The fatal house explosion that shook a south Fulton neighborhood last month exposed a weakness in the county’s fire coverage.
When a house near Fairburn blew up in flames — rattling nearby houses, filling the the street with black smoke and setting the house next door ablaze — all Fulton County Fire and Rescue could send to the scene was a single ambulance.
The nearest fire station, Station 15 on Gullatt Road, had no working engine that Saturday afternoon, Channel 2 Action News and The Atlanta Journal-Constitution have learned. That truck had been moved to Station 7 on Buffington Road because its engine was out of service. Station 7’s regular backup truck was out of commission, too.
Fulton had notified four other fire departments that it would need help if a fire broke out in that area of the county. When the house at the corner of Garvey Drive and Milam Road, in the Milam Manor subdivision, exploded a little after 1 p.m., dispatchers called on the Fairburn Fire Department, which sent two trucks.
Fulton fire Chief Larry Few blames the heat for there being no engine at Station 15. Several weeks of 90-plus temperatures have taken a toll on his fleet, and on Aug. 27, he put his trucks where he thought they were needed most, in stations covering areas with the highest call volumes.
Few said he’s applying for a $1.3 million federal grant, requiring a 20 percent match, in hopes of paying for three new engines.
“What occurred, I would say, was the perfect storm, but the system did not break down,” Few told Channel 2. “The citizens were not unprotected.”
Neighbors who felt the blast, then stood waiting outside for fire trucks only to see Fulton County police cars and the ambulance arrive first, said they didn’t feel that way. Deitrick Carter, who lives two doors down, had his wife and two small children evacuate when the house between them went up in flames.

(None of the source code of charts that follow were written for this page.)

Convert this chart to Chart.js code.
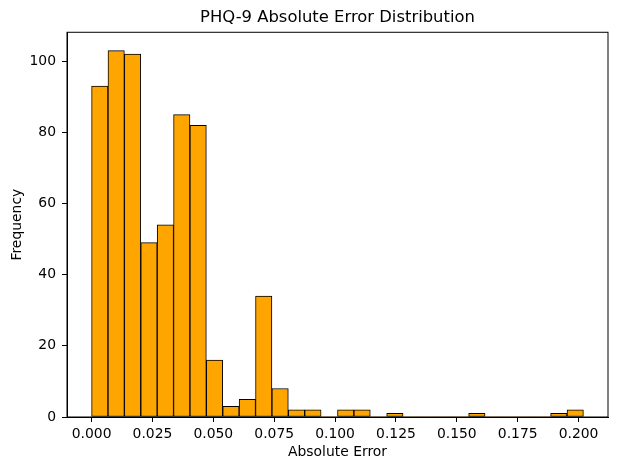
<!DOCTYPE html>
<html>
<head>
<meta charset="utf-8">
<title>PHQ-9 Absolute Error Distribution</title>
<script src="https://cdn.jsdelivr.net/npm/chart.js@4"></script>
<style>
  body { margin: 0; background: #fff; }
  #wrap { width: 618px; height: 470px; }
</style>
</head>
<body>
<div id="wrap"><canvas id="histChart"></canvas></div>
<script>
// histogram: 30 bins between 0 and 0.202
const binStart = 0;
const binEnd = 0.202;
const counts = [93, 103, 102, 49, 54, 85, 82, 16, 3, 5,
                34, 8, 2, 2, 0, 2, 2, 0, 1, 0,
                0, 0, 0, 1, 0, 0, 0, 0, 1, 2];
const xTicks = [0, 0.025, 0.05, 0.075, 0.1, 0.125, 0.15, 0.175, 0.2];
const yTicks = [0, 20, 40, 60, 80, 100];

const binWidth = (binEnd - binStart) / counts.length;
const points = counts.map((c, i) => ({ x: binStart + binWidth * (i + 0.5), y: c }));

const FONT = 'DejaVu Sans';

// matplotlib-style box around the plot area
const frame = {
  id: 'frame',
  afterDatasetsDraw(chart) {
    const a = chart.chartArea, c = chart.ctx;
    c.save();
    c.strokeStyle = '#000';
    c.lineWidth = 1;
    c.strokeRect(a.left, a.top, a.right - a.left, a.bottom - a.top);
    c.restore();
  }
};

const ctx = document.getElementById('histChart').getContext('2d');
const histChart = new Chart(ctx, {
  type: 'bar',
  data: {
    datasets: [{
      data: points,
      backgroundColor: '#FFA500',
      borderColor: '#000',
      borderWidth: c => (c.raw && c.raw.y > 0 ? 1 : 0),
      borderSkipped: false,
      barPercentage: 1,
      categoryPercentage: 1,
      grouped: false
    }]
  },
  options: {
    responsive: true,
    maintainAspectRatio: false,
    animation: false,
    events: [],
    layout: { padding: { left: 0, right: 10, top: 0, bottom: 0 } },
    plugins: {
      legend: { display: false },
      tooltip: { enabled: false },
      title: {
        display: true,
        fullSize: false,
        text: 'PHQ-9 Absolute Error Distribution',
        color: '#000',
        font: { family: FONT, size: 16.4, weight: 'normal' },
        padding: { top: 7.5, bottom: 5.1 }
      }
    },
    scales: {
      x: {
        type: 'linear',
        min: -0.0101,
        max: 0.2121,
        offset: false,
        afterFit: s => { s.height = 53; },
        afterBuildTicks: s => { s.ticks = xTicks.map(v => ({ value: v })); },
        ticks: {
          autoSkip: false,
          maxRotation: 0,
          padding: 4,
          color: '#000',
          font: { family: FONT, size: 13.9 },
          callback: v => Number(v).toFixed(3)
        },
        grid: { offset: false, drawOnChartArea: false, drawTicks: true, tickLength: 5, color: '#000' },
        border: { display: true, color: '#000' },
        title: {
          display: true,
          text: 'Absolute Error',
          color: '#000',
          font: { family: FONT, size: 13.9 },
          padding: { top: 0, bottom: 9.7 }
        }
      },
      y: {
        min: 0,
        max: 108.15,
        afterFit: s => { s.width = 67; },
        afterBuildTicks: s => { s.ticks = yTicks.map(v => ({ value: v })); },
        ticks: {
          padding: 6,
          color: '#000',
          font: { family: FONT, size: 13.9 }
        },
        grid: { drawOnChartArea: false, drawTicks: true, tickLength: 5, color: '#000' },
        border: { display: true, color: '#000' },
        title: {
          display: true,
          text: 'Frequency',
          color: '#000',
          font: { family: FONT, size: 13.9 },
          padding: { top: 9.5, bottom: 0 }
        }
      }
    }
  },
  plugins: [frame]
});
</script>
</body>
</html>
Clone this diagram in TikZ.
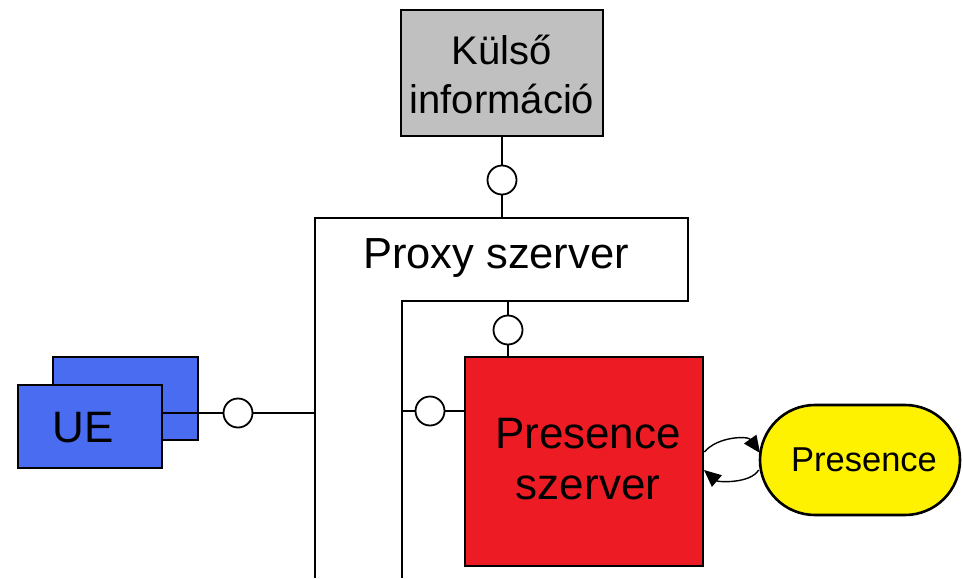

“Our house is going to burn down, that’s what I was thinking,” he said. “Why would they send an ambulance when it’s a fire?”
Few said police cars frequently arrive before firefighters, and if the ambulance from Station 15 beat the first Fairburn truck, it was only by about half a minute. The two firefighters in the ambulance went to work with the city’s equipment.
The mutual aid arrangement “worked beautifully,” he said.
Average response times — the time between firefighters being dispatched and arriving at the scene — are about 5 minutes, 45 seconds in south Fulton, and the Fairburn response was within that, Few said.
Dispatch records obtained by Channel 2 and the AJC through an open records request tell a different story, however, with the first Fairburn fire truck on the scene about eight minutes after being dispatched.
Unincorporated south Fulton residents pay an extra property tax rate for city-type services such as fire, police and parks. This year, the County Commission raised the rate by 0.810 to 8.969, or about $450 per year on a $200,000 home with a homestead exemption.
Oscar Williams, who lives on the opposite side of the house that exploded, worries what might have happened had the grass between them not been cut, allowing the fire to spread his way. He said it troubles him that he pays the extra tax, yet Fairburn showed up first.
“If we’re paying taxes, they should have these engines running,” Williams said. “Have a replacement, or something.”
One hundred firefighters on the scene couldn’t have saved the two people found dead inside, Few said.
Police said Beverly Bland, 33, died of strangulation, and an adult male died of smoke inhalation. Few confirmed that the man killed her, doused a sleeping bag with gasoline, laid the body on the bag and doused it with more gasoline, then lit it on fire.
The gasoline fumes exploded, killing the man, Few said.
Two children who lived in the house were found safe elsewhere after the explosion.